The panel took questions written by parents on notecards. One asked how kids are responding to using the Safe UT app.
“Skyline is in the top three users of the Safe UT app, and that’s a good thing. Talk about the app with your kids. It’s confidential, anonymous and anyone can use it. There is a two minutes or less response time and it’s as easy as sending a text,” Ollerton said.
Another question addresses the stigma of getting help for mental health concerns. “If your child resists or refuses seeking help from a counselor, ask them, ‘Why don’t you want to go? What are you afraid of?’ and then listen,” Gray said.
“I’ve been working in this field for over 25 years. More has happened in the last five years to prevent suicide and reduce the stigma of getting help than in the 20 before then. So we’re seeing improvements,” Gray said.
One parent asked about the protocol the school follows when the death of a student has been reported. “First we verify. We have Resource Officer Ricci to help with that. We don’t want to put out any misinformation.”
Bingham said the next step is to notify the student body, but they have changed the way they do that. “We don’t make a general announcement anymore. We send people, counselors and other staff to every classroom and tell the students in person that one of their classmates has passed away,” Bingham said.
After that, the school informs the parents of the student body, contacts the district, creates a crisis team and focuses on the needs of the “kids who are still here.” They respect the wishes of the family in choosing what information to share.

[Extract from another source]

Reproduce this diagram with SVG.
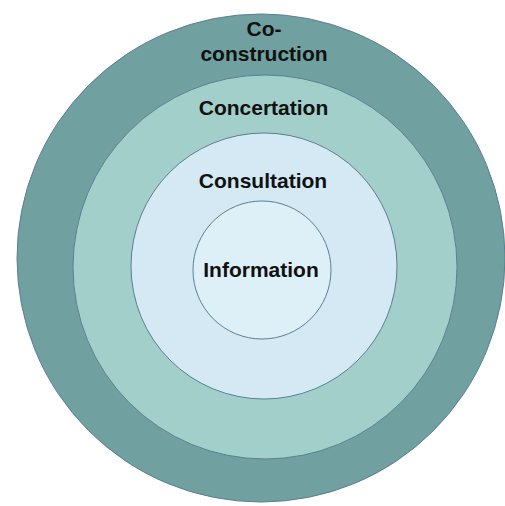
<svg xmlns="http://www.w3.org/2000/svg" width="505" height="506" viewBox="0 0 505 506">
<style>
.ring{stroke:#5b7f93;stroke-width:1}
.lbl{font-family:"Liberation Sans",Arial,sans-serif;font-weight:bold;font-size:21px;fill:#111;text-anchor:middle}
</style>
<rect width="505" height="506" fill="#ffffff"/>
<g id="co-construction">
<circle class="ring" cx="261" cy="258" r="244" fill="#70a09f"/>
<text class="lbl" x="264" y="36">Co-</text>
<text class="lbl" x="264" y="61">construction</text>
</g>
<g id="concertation">
<circle class="ring" cx="265" cy="267" r="192" fill="#a2cfca"/>
<text class="lbl" x="263.5" y="115">Concertation</text>
</g>
<g id="consultation">
<circle class="ring" cx="264" cy="266" r="133" fill="#d4e9f4"/>
<text class="lbl" x="263" y="188">Consultation</text>
</g>
<g id="information">
<circle class="ring" cx="262" cy="270" r="69" fill="#ddf0f8"/>
<text class="lbl" x="261" y="277">Information</text>
</g>
<g id="connectors"></g>
</svg>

One parent read a text message question from her daughter who asked about missing homework and getting behind in class due to the grieving process. Hatton and Bingham said that when that happens, students should speak with teachers or with administrators. “They can come tell me, and most teachers would help them get caught up,” Bingham said.
Other questions addressed what to do if kids are joking about suicide. Hatton said that she herself realized she was using language that was inappropriate. “You need to model the correct behavior. I don’t say things like ‘Kill me now’ when I’m stressed out anymore.”
Other panelists discussed the logistics of keeping kids safe. “If you have pills, if you have guns or ammunition, go home tonight and do what you need to do to keep them out of the hands of your kids. I can’t stress that enough,” Colburn said.
Two points focused on what has proven to work, and what hasn’t. The first is asking the question outright: “Are you thinking of killing yourself?” “The Mayo Clinic produced this video, and it discusses asking this question. It has been shown that this question itself doesn’t raise the risk of suicide. It opens the door to a conversation. But it’s a hard question to ask,” Hatton said.
Hatton and Gray both said that whatever the answer is, just listen. When you do reply, make sure what you say is validating and empathetic. And then reach out if appropriate. “There are some secrets you don’t keep,” Gray said.
One thing that is avoided is reporting by the media. “We know that when the media reports a suicide, then more occur. We don’t want it to become a cluster of suicides. So schools have a tightrope to walk between getting out information and keeping kids safe,” Gray said.
The panel all said that parents can model resilience behaviors for kids. “They need to see you reach out for help. They need to know that no one does it alone. They need to see you fall and then get back up again,” Hatton said.
The meeting was well-attended, but could have accommodated hundreds more parents. Someone asked, “How do we engage the parents who aren’t here tonight?” Hatton echoed her theme to reach out. “Post something on social media that you learned tonight, talk to other parents the next time you see them. Don’t just reach out when things are wrong, reach out when you learned something.”
The Safe UT app is available for phones and also as a website at safeut.med.utah.edu. The National Suicide Prevention line and chat is available 24 hours a day at 1-800-273-8255.